Le risulta che il manifesto sia stato affisso anche a Milano Opera, dove Curcio era detenuto?
«Non mi risulta e non dovrebbe essere affisso là, il manifesto viene affisso soltanto a Petilia».
La persona deceduta è anche il nipote di un esponente di vertice della cosca petilina e con quel manifesto si esprimono condoglianze alla «famiglia Curcio», un cognome pesante dalle sue parti. Non le sembra una contraddizione anche alla luce del fatto che l’amministrazione ha organizzato nel novembre scorso, in occasione dell’anniversario della scomparsa di Lea, il Premio nazionale dedicato alla sua memoria?
«Non abbiamo fatto noi la dicitura del manifesto, con cui esprimiamo comunque soltanto condoglianze per il lutto e non solidarietà o vicinanza. Lungi da noi il discostarci da quello che Lea rappresenta, dal simbolo di legalità e di lotta alla ‘ndrangheta che incarna. Siamo stati i primi amministratori ad organizzare iniziative a Pagliarelle, la frazione dove Lea è nata e cresciuta. La prima iniziativa è stata l’11 novembre 2021, a un mese dall’insediamento, con la piantumazione dell’albero della legalità. Il 25 novembre 2021, in occasione della Giornata per l’eliminazione della violenza sulle donne, insieme alla sorella Marisa e a Paolo De Chiara, autore del libro su Lea, abbiamo organizzato un convegno con la partecipazione delle scuole e della cittadinanza. Il 19 agosto 2022 abbiamo messo la pietra d’inciampo davanti alla chiesa della Beata Vergine del Monte Carmelo sempre nella frazione Pagliarelle, che qualcuno ha osato danneggiare violando la memoria di Lea. Tra il 22 e il 24 novembre scorsi abbiamo tenuto il Premio nazionale Lea Garofalo, tra l’altro con risorse proprie del sindaco e dell’amministrazione perché il Comune non naviga nell’oro. Ma oltre a quelle in memoria di Lea abbiamo organizzato altre iniziative sulla legalità. Nella piazza dell’Emigrante abbiamo inaugurato il monumento dedicato alle vittime di mafia insieme all’associazione Progetto di vita. E ancora in occasione della Giornata delle Forze armate, il 4 novembre 2022, presso la villetta di via Arringa, di fronte la Stazione dei carabinieri, abbiamo apposto targhe in memoria delle guardie giurate Domenico Bruno e Giovanni Cento assassinate in quel luogo nel 1991. A ottobre scorso il consiglio comunale ha deliberato la cittadinanza onoraria a due carabinieri che salvarono la vita a un uomo in arresto cardiaco. E il 17 gennaio 2023 abbiamo deliberato la cittadinanza onoraria all’Arma, il conferimento è avvenuto il 10 maggio alla presenza dei vertici provinciali dei carabinieri e di una delegazione delle scuole di Petilia. La mafia fa schifo, la mafia è una montagna di merda, lo abbiamo detto e continueremo a dirlo, lo ribadiamo anche ora nell’intervista. Così è per me sindaco e per l’amministrazione e per la maggior parte dei cittadini di Petilia e questi manifesti funebri sono stati inopportuni».
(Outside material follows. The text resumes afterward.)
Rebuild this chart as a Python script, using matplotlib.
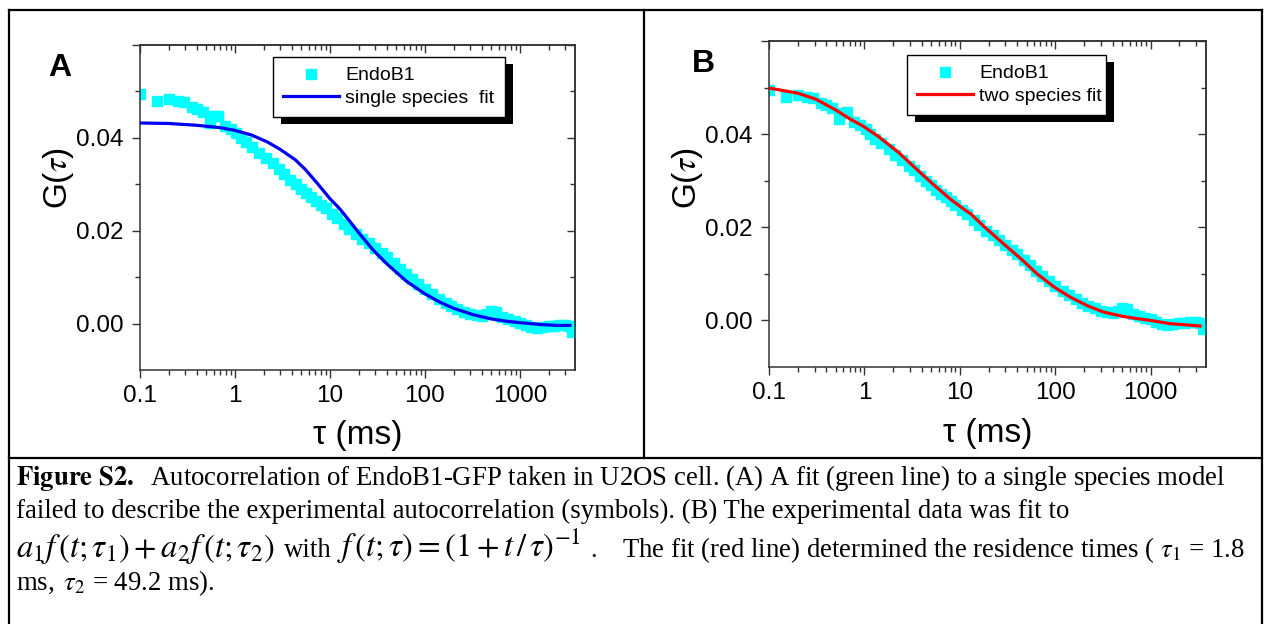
import matplotlib
matplotlib.use("Agg")
import matplotlib.pyplot as plt
from matplotlib.lines import Line2D
from matplotlib.patches import Rectangle
from matplotlib.ticker import FixedLocator, NullFormatter, LogLocator

plt.rcParams['font.family'] = ['Liberation Sans', 'DejaVu Sans']
plt.rcParams['mathtext.fontset'] = 'stix'

# ---- data ----
tau_data = [0.10, 0.15, 0.20, 0.25, 0.29, 0.35, 0.40, 0.46, 0.54, 0.60, 0.66, 0.78,
            0.90, 1.03, 1.15, 1.3, 1.5, 1.8, 2.1, 2.5, 2.9, 3.3, 3.8, 4.4, 5.0, 5.6,
            6.3, 7.1, 8.0, 9.0, 10.5, 12, 14, 16, 19, 22, 26, 30, 35, 40, 47, 55,
            63, 73, 85, 100, 120, 140, 165, 190, 220, 260, 300, 350, 400, 450, 500,
            560, 650, 750, 880, 1000, 1150, 1300, 1500, 1700, 2000, 2300, 2600,
            3000, 3300, 3500]
g_data = [0.0494, 0.0480, 0.0484, 0.0480, 0.0478, 0.0467, 0.0462, 0.0456, 0.0432,
          0.0446, 0.0447, 0.0426, 0.0420, 0.0410, 0.0400, 0.0390, 0.0380, 0.0368,
          0.0356, 0.0345, 0.0332, 0.0322, 0.0310, 0.0300, 0.0290, 0.0281, 0.0272,
          0.0264, 0.0256, 0.0248, 0.0237, 0.0228, 0.0215, 0.0204, 0.0193, 0.0183,
          0.0173, 0.0163, 0.0152, 0.0143, 0.0130, 0.0118, 0.0107, 0.0096, 0.0085,
          0.0074, 0.0063, 0.0054, 0.0045, 0.0038, 0.0032, 0.0026, 0.0021, 0.0019,
          0.0017, 0.0021, 0.0027, 0.0024, 0.0014, 0.0009, 0.0005, 0.0002, -0.0003,
          -0.0008, -0.0010, -0.0008, -0.0006, -0.0006, -0.0004, -0.0003, -0.0006,
          -0.0018]

tau_fit_a = [0.1, 0.2, 0.4, 0.7, 1.0, 1.5, 2.2, 3.0, 4.3, 5.5, 7.5, 10, 12.7, 15.5,
             20, 28.6, 40, 64, 100, 144, 200, 323, 500, 725, 1000, 1623, 2500, 3360]
g_fit_a = [0.0432, 0.0431, 0.0427, 0.0422, 0.0416, 0.0406, 0.0391, 0.0375, 0.0353,
           0.0332, 0.0300, 0.0269, 0.0247, 0.0225, 0.0196, 0.0158, 0.0128, 0.0091,
           0.0064, 0.0046, 0.0033, 0.0019, 0.0010, 0.0005, 0.0002, -0.0002,
           -0.0004, -0.0004]

tau_fit_b = [0.1, 0.2, 0.31, 0.5, 0.7, 0.955, 1.4, 2.3, 3.3, 5.2, 8, 11.5, 13, 17.8,
             28.9, 45, 64.5, 100, 144, 220, 321, 500, 718, 1000, 1603, 2500, 3300]
g_fit_b = [0.0499, 0.0488, 0.0475, 0.0452, 0.0433, 0.0418, 0.0395, 0.0360, 0.0330,
           0.0293, 0.0260, 0.0236, 0.0229, 0.0202, 0.0164, 0.0130, 0.0100, 0.0070,
           0.0050, 0.0031, 0.0018, 0.0009, 0.0004, 0.0000, -0.0007, -0.0010,
           -0.0012]

x_ticks = [0.1, 1, 10, 100, 1000]
x_tick_labels = ["0.1", "1", "10", "100", "1000"]
y_ticks = [0.00, 0.02, 0.04, 0.06]
y_tick_labels = ["0.00", "0.02", "0.04", ""]
y_minor = [0.01, 0.03, 0.05]

W, H = 1264, 624
fig = plt.figure(figsize=(W / 100, H / 100), dpi=100)


def px_axes(x0, y0, x1, y1):
    return fig.add_axes([x0 / W, 1 - y1 / H, (x1 - x0) / W, (y1 - y0) / H])


def draw_panel(ax, letter, letter_x, fit_tau, fit_g, fit_color, fit_label,
               leg_box, ylab_xy):
    ax.plot(tau_data, g_data, ls='none', marker='s', ms=6.5, mfc='#00FFFF',
            mec='#00FFFF', label='EndoB1', zorder=2)
    ax.plot(fit_tau, fit_g, color=fit_color, lw=2.3, label=fit_label, zorder=3)
    ax.set_xscale('log')
    ax.set_xlim(0.1, 3800)
    ax.set_ylim(-0.01, 0.06)

    ax.set_xticks(x_ticks, x_tick_labels)
    ax.xaxis.set_minor_locator(LogLocator(base=10, subs=range(2, 10), numticks=20))
    ax.xaxis.set_minor_formatter(NullFormatter())
    ax.set_yticks(y_ticks, y_tick_labels)
    ax.yaxis.set_minor_locator(FixedLocator(y_minor))

    ax.tick_params(which='both', direction='out', top=False, right=False,
                   color='#333333', width=1.0, labelsize=17.5)
    ax.tick_params(which='major', length=6)
    ax.tick_params(which='minor', length=3.5)
    ax.tick_params(axis='x', pad=5)
    ax.tick_params(axis='y', pad=6)
    for sp in ax.spines.values():
        sp.set_color('#333333')
        sp.set_linewidth(1.1)

    # mirrored ticks pointing inward on top and right
    top = ax.secondary_xaxis('top')
    top.set_xticks(x_ticks)
    top.xaxis.set_minor_locator(LogLocator(base=10, subs=range(2, 10), numticks=20))
    top.tick_params(axis='x', which='both', direction='in', labeltop=False,
                    color='#333333', width=1.0)
    top.tick_params(which='major', length=6)
    top.tick_params(which='minor', length=3.5)
    top.xaxis.set_minor_formatter(NullFormatter())
    top.spines['top'].set_color('#333333')
    top.spines['top'].set_linewidth(1.1)

    right = ax.secondary_yaxis('right')
    right.set_yticks(y_ticks)
    right.yaxis.set_minor_locator(FixedLocator(y_minor))
    right.tick_params(axis='y', which='both', direction='in', labelright=False,
                      color='#333333', width=1.0)
    right.tick_params(which='major', length=6)
    right.tick_params(which='minor', length=3.5)
    right.spines['right'].set_color('#333333')
    right.spines['right'].set_linewidth(1.1)

    ax.set_xlabel("τ (ms)", fontsize=24)
    ax.xaxis.set_label_coords(0.5, -0.155)
    ax.set_ylabel(r"G($\tau$)", fontsize=24)
    ax.yaxis.set_label_coords(*ylab_xy)

    ax.text(letter_x, 0.93, letter, transform=ax.transAxes, fontsize=23,
            fontweight='bold', ha='center', va='center')

    leg = ax.legend(loc='upper left', bbox_to_anchor=leg_box, mode='expand',
                    frameon=True, fancybox=False, framealpha=1, edgecolor='black',
                    fontsize=14, numpoints=1, handlelength=2.9, handletextpad=0.3,
                    borderpad=0.5, labelspacing=0.25, borderaxespad=0)
    leg.get_frame().set_linewidth(1.0)
    leg.set_zorder(6)
    return leg


ax_a = px_axes(140, 45, 575, 370)
leg_a = draw_panel(ax_a, "A", -0.184, tau_fit_a, g_fit_a, '#0000F0',
                   "single species  fit", (0.306, 0.78, 0.533, 0.183),
                   (-0.147, 0.59))
ax_b = px_axes(769, 41, 1206, 367)
leg_b = draw_panel(ax_b, "B", -0.149, tau_fit_b, g_fit_b, '#FF0000',
                   "two species fit", (0.316, 0.78, 0.455, 0.177),
                   (-0.146, 0.58))

# ---- black drop shadow behind the legend boxes ----
fig.canvas.draw()
for ax, leg in [(ax_a, leg_a), (ax_b, leg_b)]:
    bb = leg.get_window_extent().transformed(ax.transAxes.inverted())
    dx = 8 / ax.bbox.width
    dy = 7 / ax.bbox.height
    ax.add_patch(Rectangle((bb.x0 + dx, bb.y0 - dy), bb.width, bb.height,
                           transform=ax.transAxes, facecolor='black',
                           edgecolor='none', clip_on=False, zorder=5.5))


# ---- table frame lines ----
def fig_line(x0, y0, x1, y1, lw=1.6):
    fig.add_artist(Line2D([x0 / W, x1 / W], [1 - y0 / H, 1 - y1 / H],
                          color='black', lw=lw))


fig_line(9, 10, 1262, 10)
fig_line(9, 10, 9, 624)
fig_line(1262, 10, 1262, 624)
fig_line(644, 10, 644, 458)
fig_line(9, 458, 1262, 458)

# ---- caption ----
serif = ['Liberation Serif', 'DejaVu Serif']
cap_kw = dict(fontsize=19.3, family=serif, ha='left', va='baseline')
math_kw = dict(fontsize=23.5, family=serif, ha='left', va='baseline')


def cap(x, y, s, **kw):
    fig.text(x / W, 1 - y / H, s, **kw)


cap(16, 485, r"$\mathbf{Figure\ S2.}$  Autocorrelation of EndoB1-GFP taken in U2OS "
    "cell. (A) A fit (green line) to a single species model", **cap_kw)
cap(16, 518, "failed to describe the experimental autocorrelation (symbols). "
    "(B) The experimental data was fit to", **cap_kw)
cap(16, 557, r"$a_1 f\,\left(t;\tau_1\right) + a_2 f\,\left(t;\tau_2\right)$", **math_kw)
cap(284, 557, "with", **cap_kw)
cap(337, 557, r"$f\,\left(t;\tau\right) = \left(1 + t\,/\,\tau\right)^{-1}$", **math_kw)
cap(590, 557, ".", **cap_kw)
cap(622, 557, r"The fit (red line) determined the residence times ( $\tau_1$ = 1.8",
    **cap_kw)
cap(16, 590, r"ms, $\,\tau_2$ = 49.2 ms).", **cap_kw)

fig.savefig("out.png", dpi=100)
Proprio per questo motivo, non ritiene che sia il caso di rivedere la scelta di predisporre manifesti funebri per tutti i defunti, indistintamente?
«Faremo una valutazione»
Ha parlato con Marisa Garofalo, la sorella di Lea?
«Sì, ho sentito il bisogno di chiarire tutto e di chiedere scusa anche a Marisa, insieme alla quale abbiamo realizzato tante iniziative in memoria di Lea».